There were some differences between Giolito and Floyd at their worst -- Giolito's chief problem was strikes, while Floyd's was homers -- but the comp had enough going for it to reassure me, especially when Giolito posted a 6.13 ERA and exchanged his curve for a newly minted slider as his primary breaking pitch, which is another thing they had in common. That shared track then took a turn for the rewarding this year when Giolito boasted a 3.55 ERA through his first seven starts.
But Giolito has thrown three starts since then, and they've all been great. He went the abbreviated distance in a rain-shortened win over the Blue Jays, the full distance in a four-hit shutout of the Astros, then overcame a first-inning stumble to strike out 10 Royals over eight innings in what is now his fifth straight win.
That Tuesday start put a bow on a May that's been unbelievably good. If I want to use every part of the buffalo on this Floyd comp, it ranks right up there with Floyd's best:
Pitcher | Month | IP | H | HR | BB | K | ERA |
Giolito | May 2019 | 41.1 | 24 | 2 | 10 | 46 | 1.74 |
Floyd | June-July 2010 | 72.0 | 58 | 1 | 17 | 59 | 1.75 |
Floyd | June 2009 | 42.1 | 29 | 2 | 11 | 30 | 1.28 |
That middle one is the next stop on Giolito's quest, because it could look even better if I shuffled the endpoints by a start. The Rangers knocked out Floyd in the third inning on June 2 that year to raise his ERA to 6.64. Two weeks into August, he'd lowered it to 3.49. Over 12 starts from early June through early August, Floyd posted a 1.19 ERA while averaging seven innings a night.

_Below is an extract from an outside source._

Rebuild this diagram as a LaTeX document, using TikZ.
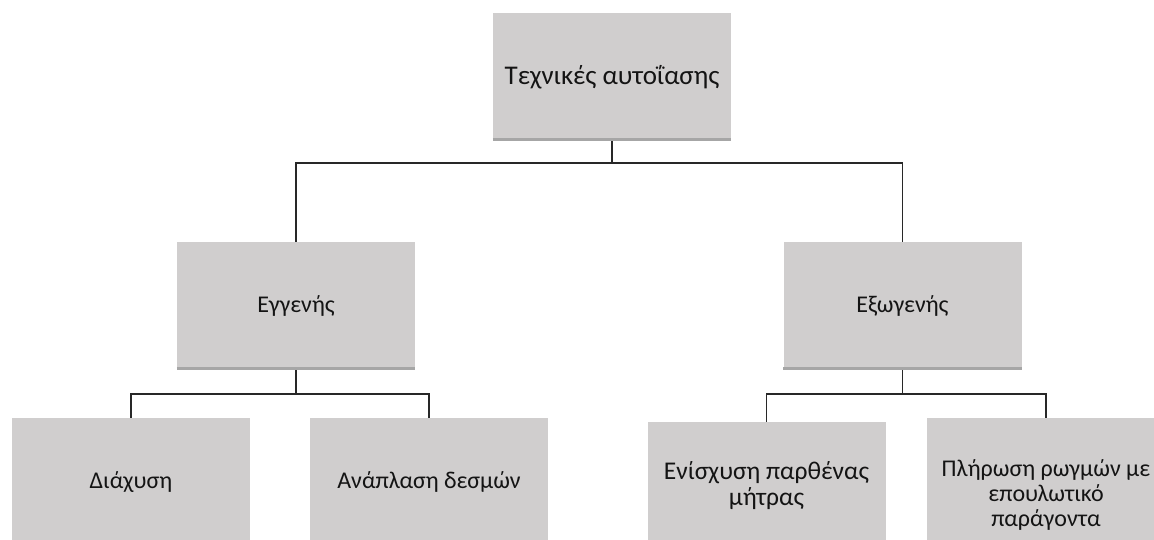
\documentclass[tikz,border=0pt]{standalone}
\usepackage{fontspec}
\setmainfont{Carlito}
\begin{document}
\begin{tikzpicture}[x=1pt,y=-1pt,
  box/.style={draw=none,fill=boxgray,minimum width=238pt,minimum height=128pt,inner sep=0pt,
    align=center,text=txt,font=\fontsize{24}{26}\selectfont},
  shade/.style={draw=shadegray,line width=3pt},
  conn/.style={draw=linec,line width=1.2pt}]
\definecolor{boxgray}{RGB}{208,206,206}
\definecolor{shadegray}{RGB}{166,166,166}
\definecolor{linec}{RGB}{40,40,40}
\definecolor{txt}{RGB}{20,20,20}
\useasboundingbox (0,0) rectangle (1154,540);
\fill[white] (0,0) rectangle (1154,540);
\node[box,font=\fontsize{27}{29}\selectfont] (top) at (612,77) {Τεχνικές αυτοΐασης};
\node[box] (l) at (296,306) {Εγγενής};
\node[box] (r) at (902.5,306) {Εξωγενής};
\node[box] (ll) at (131,482) {Διάχυση};
\node[box] (lr) at (429,482) {Ανάπλαση δεσμών};
\node[box,font=\fontsize{25.5}{26}\selectfont] (rl) at (766.5,486) {Ενίσχυση παρθένας\\μήτρας};
\node[box] (rr) at (1046,482) {};
\node[align=center,text=txt,font=\fontsize{24}{25}\selectfont,inner sep=0pt] (rrt) at (1046,495) {Πλήρωση ρωγμών με\\επουλωτικό\\παράγοντα};
\foreach \n in {top,l,r}{\draw[shade] ([yshift=1.5pt]\n.south west) -- ([yshift=1.5pt]\n.south east);}
\coordinate (j0) at (612,163);
\coordinate (j1) at (296,394);
\coordinate (j2) at (902.5,394);
\draw[conn] (top.south) -- (j0) -| (l.north);
\draw[conn] (j0) -| (r.north);
\draw[conn] (l.south) -- (j1) -| (ll.north);
\draw[conn] (j1) -| (lr.north);
\draw[conn] (r.south) -- (j2) -| (rl.north);
\draw[conn] (j2) -| (rr.north);
\end{tikzpicture}
\end{document}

But depending on how you view the strikeout column, Floyd and Giolito may no longer be comparable. Perhaps Floyd could've struck out 10 over nine in this era, but he wasn't a huge K-rate guy even at his best, which is why his best came was so hard to capture on anything resembling a consistent basis.
Giolito is racking up strikeouts even when he's not giving himself that many batters to do it. After posting a 16 percent K-rate last year, it's now over 29 percent. Floyd basically spent his entire White Sox career at 19-20 percent.
It's easy to see where Giolito's strikeouts are coming from. His average fastball has gained nearly two ticks, and combined with his big frame and improved command, it's hard for hitters to meet it when he's working up in the zone. That makes his changeup more effective, and there have been some games where he hasn't needed to use anything else. He's pretty much ditched his curveball, but Whit Merrifield's postgame comment suggests the reputation still precedes it:
The increased tempo he found with James McCann while racing in the rainout is also a bonus, although I find that to be a self-fulfilling prophecy (Mark Buehrle aside, nobody ever compliments a pitcher's pace when he's contending with baserunners). Even if you don't give that much emphasis, Giolito already has multiple posts on which to hang his improvement.
If Giolito can summon an encore in June, he'll have done it against a tougher slate of opponents. He'll face some combination of the Indians, Nationals, Royals, Yankees, Cubs, Rangers, Red Sox and Twins, most of whom have tougher offenses than the ones he's faced over the first two months. His four-hitter against Houston looms so large in this discussion. That start was his only opportunity to validate his improvement against an above-average opponent the entire month, and he aced it.
Basically, if you told me before the season Giolito was going to take advantage of a favorable schedule to post a sub-2.00 ERA in May, I'd expect it to feel exceptionally fragile. It doesn't. And while he spent last year torturing analysts who dared to pin hopes on upswings, we're watching a dramatically different pitcher this time around, both visually and analytically. The longer this guy hangs around, the more we'll have to search for a comp everybody can be excited about.